Product Owner: Der Product Owner ist für den Erfolg des Produkts verantwortlich. Er definiert die Produkteigenschaften, priorisiert sie und hält sie im Product Backlog fest, das beständig fortgeschrieben und nach jedem Sprint angepasst wird. Der Product Owner ist kein Teil des Entwicklerteams.
Scrum Master: Der Scrum Master sorgt dafür, dass die Scrum-Regeln eingehalten werden, und unterstützt bei Problemen oder Störungen in der Kommunikation und Zusammenarbeit.  Der Scrum Master ist mehr Coach als Führungskraft. Er gibt keine Anweisungen und hat auch keine disziplinarischen Kompetenzen. Auch der Scrum Master ist kein Mitglied des Entwicklungsteams.
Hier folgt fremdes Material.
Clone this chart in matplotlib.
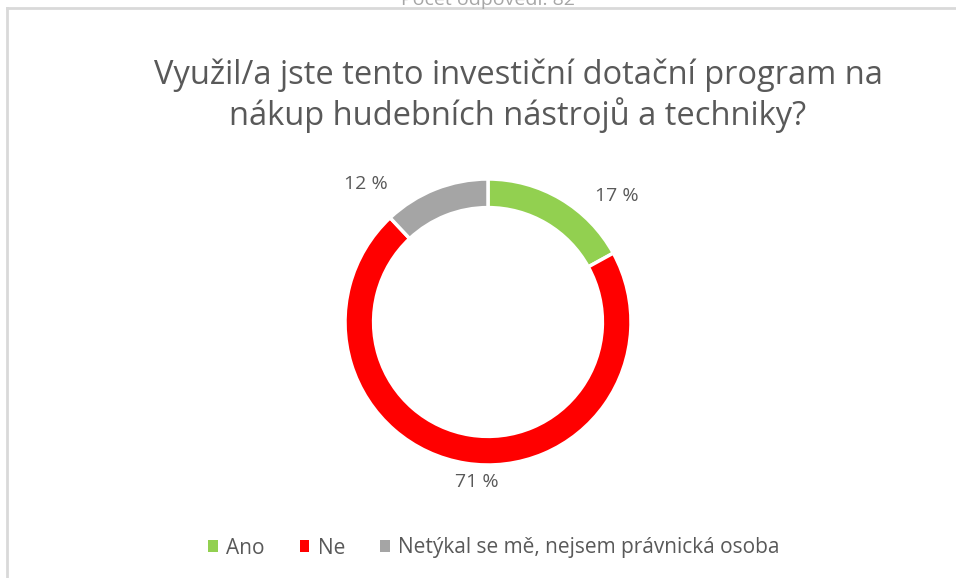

Entwicklungsteam: Im eigentlichen Entwicklungsteam arbeiten drei bis neun Teammitglieder möglichst interdisziplinär zusammen. Es definiert gemeinsam die Ziele für die Sprints, verteilt die Arbeiten und organisiert sich selbst.
Definition of Done (DoD): In der DoD vereinbart das Scrum-Team, nach welchen Kriterien ein Arbeitsschritt als erfolgreich abgeschlossen definiert wird.